:: GIVEN REQUEST ::
Copy out each line below that has the word "this" in it.

:: DATASET RECORDS ::
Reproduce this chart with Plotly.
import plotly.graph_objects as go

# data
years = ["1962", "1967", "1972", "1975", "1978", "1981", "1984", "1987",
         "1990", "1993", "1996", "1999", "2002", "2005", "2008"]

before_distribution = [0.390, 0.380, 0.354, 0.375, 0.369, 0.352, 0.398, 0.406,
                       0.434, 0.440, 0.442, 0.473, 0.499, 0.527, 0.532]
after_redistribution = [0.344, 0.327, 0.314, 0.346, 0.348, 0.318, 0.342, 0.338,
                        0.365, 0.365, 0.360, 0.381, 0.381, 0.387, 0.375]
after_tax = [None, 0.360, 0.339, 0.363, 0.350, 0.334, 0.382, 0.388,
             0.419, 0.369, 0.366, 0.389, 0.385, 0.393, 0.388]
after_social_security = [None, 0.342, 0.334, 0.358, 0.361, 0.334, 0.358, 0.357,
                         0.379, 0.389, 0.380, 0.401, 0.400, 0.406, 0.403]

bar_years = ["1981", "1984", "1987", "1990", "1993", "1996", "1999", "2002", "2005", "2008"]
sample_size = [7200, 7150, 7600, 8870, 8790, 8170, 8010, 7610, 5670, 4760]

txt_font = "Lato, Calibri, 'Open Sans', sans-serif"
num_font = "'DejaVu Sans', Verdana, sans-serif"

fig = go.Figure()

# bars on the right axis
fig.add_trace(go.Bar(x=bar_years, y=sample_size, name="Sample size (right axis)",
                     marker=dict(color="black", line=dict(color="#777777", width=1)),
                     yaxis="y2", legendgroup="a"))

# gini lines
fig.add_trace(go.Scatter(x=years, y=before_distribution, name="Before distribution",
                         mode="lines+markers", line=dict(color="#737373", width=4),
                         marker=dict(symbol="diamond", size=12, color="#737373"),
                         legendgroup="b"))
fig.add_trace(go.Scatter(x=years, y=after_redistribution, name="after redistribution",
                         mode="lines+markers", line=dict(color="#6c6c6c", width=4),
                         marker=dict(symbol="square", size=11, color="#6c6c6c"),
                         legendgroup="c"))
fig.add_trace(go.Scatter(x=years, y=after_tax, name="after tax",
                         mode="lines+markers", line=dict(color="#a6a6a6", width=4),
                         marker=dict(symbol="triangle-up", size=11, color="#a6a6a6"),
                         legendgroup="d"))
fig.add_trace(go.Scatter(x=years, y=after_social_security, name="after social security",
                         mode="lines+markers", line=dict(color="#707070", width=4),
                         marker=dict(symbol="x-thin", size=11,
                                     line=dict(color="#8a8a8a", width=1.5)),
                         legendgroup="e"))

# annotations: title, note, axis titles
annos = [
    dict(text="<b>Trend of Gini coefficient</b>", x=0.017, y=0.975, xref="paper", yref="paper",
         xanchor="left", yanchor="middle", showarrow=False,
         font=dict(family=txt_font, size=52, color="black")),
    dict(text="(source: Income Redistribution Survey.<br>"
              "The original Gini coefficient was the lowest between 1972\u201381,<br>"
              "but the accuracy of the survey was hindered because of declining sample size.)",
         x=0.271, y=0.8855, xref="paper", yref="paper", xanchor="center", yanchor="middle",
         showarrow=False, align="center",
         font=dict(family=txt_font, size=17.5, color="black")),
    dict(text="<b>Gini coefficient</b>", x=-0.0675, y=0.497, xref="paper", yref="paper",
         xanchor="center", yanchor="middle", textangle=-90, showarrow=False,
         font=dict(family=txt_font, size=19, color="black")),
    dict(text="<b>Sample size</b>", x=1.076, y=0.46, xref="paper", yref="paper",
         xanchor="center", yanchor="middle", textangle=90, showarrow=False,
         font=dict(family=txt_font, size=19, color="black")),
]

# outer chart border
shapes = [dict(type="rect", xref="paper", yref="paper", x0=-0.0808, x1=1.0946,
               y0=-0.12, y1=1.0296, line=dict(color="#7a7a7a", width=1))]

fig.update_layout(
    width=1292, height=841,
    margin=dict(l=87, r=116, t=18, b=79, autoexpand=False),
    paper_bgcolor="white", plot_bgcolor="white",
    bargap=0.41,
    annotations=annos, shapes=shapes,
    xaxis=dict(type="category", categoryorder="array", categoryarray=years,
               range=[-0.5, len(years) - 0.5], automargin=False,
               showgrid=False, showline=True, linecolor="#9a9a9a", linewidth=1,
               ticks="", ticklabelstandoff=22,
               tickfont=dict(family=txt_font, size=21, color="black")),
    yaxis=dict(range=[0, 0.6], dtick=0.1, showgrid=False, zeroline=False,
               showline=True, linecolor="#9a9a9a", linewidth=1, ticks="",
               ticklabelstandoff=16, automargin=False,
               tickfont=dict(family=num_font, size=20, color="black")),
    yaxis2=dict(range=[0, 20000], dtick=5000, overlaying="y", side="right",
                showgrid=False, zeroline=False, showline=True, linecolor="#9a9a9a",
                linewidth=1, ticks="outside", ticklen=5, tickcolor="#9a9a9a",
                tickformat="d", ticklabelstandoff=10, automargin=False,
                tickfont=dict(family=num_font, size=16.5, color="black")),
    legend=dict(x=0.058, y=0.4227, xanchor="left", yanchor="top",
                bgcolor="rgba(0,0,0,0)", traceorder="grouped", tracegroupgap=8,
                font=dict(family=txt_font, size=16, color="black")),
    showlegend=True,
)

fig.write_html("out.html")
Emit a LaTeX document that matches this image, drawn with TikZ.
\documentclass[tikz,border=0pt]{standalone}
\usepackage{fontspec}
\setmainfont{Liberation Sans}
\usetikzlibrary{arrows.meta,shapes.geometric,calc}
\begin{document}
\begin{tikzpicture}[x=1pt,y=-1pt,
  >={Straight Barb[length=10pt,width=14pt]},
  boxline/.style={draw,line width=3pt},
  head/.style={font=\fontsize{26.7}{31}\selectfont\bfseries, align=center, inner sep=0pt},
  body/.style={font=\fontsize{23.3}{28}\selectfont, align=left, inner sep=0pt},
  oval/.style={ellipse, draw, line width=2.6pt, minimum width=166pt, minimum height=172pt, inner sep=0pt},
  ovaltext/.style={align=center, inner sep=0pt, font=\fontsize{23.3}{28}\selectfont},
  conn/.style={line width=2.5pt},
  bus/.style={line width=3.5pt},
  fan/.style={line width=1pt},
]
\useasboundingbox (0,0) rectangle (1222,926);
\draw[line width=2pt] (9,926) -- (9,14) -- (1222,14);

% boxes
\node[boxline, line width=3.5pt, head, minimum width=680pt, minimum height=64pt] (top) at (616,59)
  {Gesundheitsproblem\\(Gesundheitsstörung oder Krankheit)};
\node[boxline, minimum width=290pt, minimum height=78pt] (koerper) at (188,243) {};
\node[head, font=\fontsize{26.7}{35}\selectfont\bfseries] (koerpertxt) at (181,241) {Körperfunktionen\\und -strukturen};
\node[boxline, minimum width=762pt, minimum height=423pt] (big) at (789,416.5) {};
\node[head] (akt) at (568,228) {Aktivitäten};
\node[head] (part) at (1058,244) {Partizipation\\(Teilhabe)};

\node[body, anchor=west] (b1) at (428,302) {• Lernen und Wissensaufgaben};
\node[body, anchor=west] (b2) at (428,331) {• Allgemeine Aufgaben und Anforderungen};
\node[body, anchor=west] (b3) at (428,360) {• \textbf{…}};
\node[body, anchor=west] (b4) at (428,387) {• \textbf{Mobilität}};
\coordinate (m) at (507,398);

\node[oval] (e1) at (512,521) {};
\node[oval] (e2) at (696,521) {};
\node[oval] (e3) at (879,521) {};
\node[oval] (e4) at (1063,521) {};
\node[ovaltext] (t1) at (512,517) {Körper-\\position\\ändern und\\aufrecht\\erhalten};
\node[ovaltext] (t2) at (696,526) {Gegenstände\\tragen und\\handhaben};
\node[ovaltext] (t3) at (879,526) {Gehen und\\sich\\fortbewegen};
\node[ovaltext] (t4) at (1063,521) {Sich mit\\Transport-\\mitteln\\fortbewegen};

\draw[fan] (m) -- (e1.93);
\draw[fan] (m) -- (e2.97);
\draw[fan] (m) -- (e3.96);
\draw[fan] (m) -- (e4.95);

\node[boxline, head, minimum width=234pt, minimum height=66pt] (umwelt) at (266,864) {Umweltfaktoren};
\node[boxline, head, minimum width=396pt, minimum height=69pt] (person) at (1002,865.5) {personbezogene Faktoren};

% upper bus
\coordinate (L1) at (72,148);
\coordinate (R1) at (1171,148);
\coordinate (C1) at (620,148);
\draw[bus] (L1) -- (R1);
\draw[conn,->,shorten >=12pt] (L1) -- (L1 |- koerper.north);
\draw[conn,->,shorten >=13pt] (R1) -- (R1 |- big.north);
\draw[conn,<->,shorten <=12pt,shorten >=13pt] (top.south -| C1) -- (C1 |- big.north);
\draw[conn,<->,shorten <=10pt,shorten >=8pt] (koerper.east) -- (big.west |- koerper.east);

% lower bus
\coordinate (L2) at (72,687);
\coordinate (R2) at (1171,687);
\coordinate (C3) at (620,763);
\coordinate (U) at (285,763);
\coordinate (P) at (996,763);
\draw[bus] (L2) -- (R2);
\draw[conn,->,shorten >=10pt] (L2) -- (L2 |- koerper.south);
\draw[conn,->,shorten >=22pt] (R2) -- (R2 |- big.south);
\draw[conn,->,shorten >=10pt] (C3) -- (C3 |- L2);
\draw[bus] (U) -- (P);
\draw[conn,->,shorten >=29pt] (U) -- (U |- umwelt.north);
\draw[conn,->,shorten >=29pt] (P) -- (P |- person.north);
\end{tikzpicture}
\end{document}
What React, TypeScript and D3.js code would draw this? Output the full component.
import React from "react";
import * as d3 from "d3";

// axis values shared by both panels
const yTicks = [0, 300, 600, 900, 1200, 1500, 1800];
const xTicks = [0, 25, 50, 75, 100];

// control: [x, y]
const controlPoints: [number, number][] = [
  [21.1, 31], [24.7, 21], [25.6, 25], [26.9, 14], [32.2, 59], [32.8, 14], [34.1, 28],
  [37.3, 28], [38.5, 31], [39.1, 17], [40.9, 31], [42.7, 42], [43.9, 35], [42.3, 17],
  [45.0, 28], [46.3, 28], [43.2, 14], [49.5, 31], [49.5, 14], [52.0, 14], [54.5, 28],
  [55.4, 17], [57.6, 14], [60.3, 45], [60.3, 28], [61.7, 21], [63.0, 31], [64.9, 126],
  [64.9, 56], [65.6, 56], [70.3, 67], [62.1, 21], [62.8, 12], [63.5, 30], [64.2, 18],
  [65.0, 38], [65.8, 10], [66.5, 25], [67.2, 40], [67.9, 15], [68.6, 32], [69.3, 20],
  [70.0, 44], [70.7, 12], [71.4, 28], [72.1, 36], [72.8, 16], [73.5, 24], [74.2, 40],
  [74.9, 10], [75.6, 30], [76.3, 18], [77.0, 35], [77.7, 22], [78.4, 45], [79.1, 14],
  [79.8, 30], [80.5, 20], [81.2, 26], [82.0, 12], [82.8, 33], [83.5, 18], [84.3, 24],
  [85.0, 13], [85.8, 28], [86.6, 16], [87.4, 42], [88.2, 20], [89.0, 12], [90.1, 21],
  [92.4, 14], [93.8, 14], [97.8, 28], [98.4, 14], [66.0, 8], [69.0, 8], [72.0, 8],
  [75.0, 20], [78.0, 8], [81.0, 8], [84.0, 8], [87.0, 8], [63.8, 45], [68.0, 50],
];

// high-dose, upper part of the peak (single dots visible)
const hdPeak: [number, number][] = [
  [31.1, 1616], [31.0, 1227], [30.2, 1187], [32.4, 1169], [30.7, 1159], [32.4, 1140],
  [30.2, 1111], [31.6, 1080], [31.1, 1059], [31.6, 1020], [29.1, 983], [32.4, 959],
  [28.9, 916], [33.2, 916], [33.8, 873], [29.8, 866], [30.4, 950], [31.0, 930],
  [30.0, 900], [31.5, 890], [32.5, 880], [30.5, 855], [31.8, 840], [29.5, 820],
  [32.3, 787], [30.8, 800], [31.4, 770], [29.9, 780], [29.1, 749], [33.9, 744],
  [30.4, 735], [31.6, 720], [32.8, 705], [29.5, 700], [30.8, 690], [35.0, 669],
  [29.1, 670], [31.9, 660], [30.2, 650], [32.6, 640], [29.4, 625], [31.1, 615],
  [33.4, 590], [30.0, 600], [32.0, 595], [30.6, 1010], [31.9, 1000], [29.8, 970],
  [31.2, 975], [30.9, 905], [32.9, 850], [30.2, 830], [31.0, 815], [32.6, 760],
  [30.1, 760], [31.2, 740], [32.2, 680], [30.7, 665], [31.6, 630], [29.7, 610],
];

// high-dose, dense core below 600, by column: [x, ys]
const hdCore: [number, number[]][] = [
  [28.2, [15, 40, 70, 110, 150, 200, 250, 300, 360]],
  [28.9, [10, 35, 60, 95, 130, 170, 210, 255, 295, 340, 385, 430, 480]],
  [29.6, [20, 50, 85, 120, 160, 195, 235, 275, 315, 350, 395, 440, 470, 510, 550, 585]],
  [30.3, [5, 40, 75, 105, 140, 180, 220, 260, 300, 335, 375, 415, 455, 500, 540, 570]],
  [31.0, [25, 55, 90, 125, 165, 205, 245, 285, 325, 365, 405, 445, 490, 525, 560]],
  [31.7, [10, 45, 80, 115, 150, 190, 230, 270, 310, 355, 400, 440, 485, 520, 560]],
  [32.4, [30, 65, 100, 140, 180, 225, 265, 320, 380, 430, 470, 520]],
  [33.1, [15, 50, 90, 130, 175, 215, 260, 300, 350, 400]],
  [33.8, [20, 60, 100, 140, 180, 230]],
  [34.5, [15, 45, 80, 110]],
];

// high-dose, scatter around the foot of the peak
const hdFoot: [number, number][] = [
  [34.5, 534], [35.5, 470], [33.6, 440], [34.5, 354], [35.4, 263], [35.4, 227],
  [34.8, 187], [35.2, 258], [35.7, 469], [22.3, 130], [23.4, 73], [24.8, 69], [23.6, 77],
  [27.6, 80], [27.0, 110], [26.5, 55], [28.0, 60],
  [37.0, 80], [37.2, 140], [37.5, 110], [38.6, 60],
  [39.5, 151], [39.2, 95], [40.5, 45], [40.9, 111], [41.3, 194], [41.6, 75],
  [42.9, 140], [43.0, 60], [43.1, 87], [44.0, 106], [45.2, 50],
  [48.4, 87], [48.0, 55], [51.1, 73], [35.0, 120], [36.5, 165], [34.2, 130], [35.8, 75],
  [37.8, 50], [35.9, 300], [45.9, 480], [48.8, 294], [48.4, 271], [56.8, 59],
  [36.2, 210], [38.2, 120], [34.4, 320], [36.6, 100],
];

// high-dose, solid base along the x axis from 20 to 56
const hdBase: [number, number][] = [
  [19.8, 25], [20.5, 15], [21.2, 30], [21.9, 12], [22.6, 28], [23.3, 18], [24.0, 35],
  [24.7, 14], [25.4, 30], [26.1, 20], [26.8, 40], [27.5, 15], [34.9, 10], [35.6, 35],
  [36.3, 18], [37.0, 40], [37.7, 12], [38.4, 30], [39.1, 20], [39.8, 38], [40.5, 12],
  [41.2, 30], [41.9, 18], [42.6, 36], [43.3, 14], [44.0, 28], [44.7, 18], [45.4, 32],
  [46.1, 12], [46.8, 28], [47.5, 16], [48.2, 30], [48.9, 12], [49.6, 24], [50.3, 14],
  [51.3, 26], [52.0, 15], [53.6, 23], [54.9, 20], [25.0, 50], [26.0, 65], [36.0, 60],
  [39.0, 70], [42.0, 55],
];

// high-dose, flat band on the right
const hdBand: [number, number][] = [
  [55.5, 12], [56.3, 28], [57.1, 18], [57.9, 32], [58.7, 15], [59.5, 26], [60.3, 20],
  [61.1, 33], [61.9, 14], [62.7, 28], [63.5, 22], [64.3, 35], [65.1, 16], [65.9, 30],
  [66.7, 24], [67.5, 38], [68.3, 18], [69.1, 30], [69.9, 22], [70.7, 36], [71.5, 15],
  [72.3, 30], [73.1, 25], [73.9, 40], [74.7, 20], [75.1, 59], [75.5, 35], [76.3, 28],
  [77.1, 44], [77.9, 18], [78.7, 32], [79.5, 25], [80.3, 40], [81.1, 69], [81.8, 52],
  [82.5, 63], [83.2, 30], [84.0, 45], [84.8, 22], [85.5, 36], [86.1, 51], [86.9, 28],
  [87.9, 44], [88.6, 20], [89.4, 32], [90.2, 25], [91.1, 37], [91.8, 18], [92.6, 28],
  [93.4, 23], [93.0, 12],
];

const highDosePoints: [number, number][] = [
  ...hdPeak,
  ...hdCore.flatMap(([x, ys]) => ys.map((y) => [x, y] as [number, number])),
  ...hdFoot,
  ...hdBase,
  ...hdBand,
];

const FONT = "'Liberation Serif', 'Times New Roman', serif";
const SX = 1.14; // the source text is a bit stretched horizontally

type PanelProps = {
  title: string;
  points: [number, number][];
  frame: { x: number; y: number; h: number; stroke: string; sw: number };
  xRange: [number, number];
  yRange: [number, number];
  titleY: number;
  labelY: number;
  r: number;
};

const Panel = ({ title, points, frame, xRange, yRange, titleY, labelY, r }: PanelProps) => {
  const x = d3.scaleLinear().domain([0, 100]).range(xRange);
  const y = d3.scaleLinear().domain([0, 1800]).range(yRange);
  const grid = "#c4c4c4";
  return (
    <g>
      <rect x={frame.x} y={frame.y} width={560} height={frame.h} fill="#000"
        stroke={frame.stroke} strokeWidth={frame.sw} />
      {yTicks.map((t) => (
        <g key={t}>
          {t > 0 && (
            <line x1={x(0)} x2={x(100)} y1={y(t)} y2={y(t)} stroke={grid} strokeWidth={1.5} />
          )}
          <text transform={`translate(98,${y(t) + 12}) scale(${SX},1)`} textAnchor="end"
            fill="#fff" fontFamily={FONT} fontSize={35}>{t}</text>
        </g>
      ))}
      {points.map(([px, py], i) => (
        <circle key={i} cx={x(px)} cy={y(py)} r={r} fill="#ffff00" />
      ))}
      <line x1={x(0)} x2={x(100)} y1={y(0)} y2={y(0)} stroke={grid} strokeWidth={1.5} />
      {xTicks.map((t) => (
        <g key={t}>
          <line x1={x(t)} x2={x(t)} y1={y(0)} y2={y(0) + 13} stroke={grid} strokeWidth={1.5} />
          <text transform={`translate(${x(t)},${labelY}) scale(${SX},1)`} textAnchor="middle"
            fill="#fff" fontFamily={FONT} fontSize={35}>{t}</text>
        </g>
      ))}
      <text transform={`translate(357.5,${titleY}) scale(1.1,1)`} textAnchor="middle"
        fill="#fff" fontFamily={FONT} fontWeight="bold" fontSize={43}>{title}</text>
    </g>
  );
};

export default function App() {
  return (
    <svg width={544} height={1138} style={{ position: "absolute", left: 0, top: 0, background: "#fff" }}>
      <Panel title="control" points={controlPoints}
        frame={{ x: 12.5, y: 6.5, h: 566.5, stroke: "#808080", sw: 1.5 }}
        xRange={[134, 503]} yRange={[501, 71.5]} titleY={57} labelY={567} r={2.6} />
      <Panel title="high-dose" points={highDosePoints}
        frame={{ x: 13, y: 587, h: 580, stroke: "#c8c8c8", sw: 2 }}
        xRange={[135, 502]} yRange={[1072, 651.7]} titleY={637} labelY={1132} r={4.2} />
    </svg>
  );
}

:: OUTPUT ::
Reproduce this chart with Plotly.
Emit a LaTeX document that matches this image, drawn with TikZ.
What React, TypeScript and D3.js code would draw this? Output the full component.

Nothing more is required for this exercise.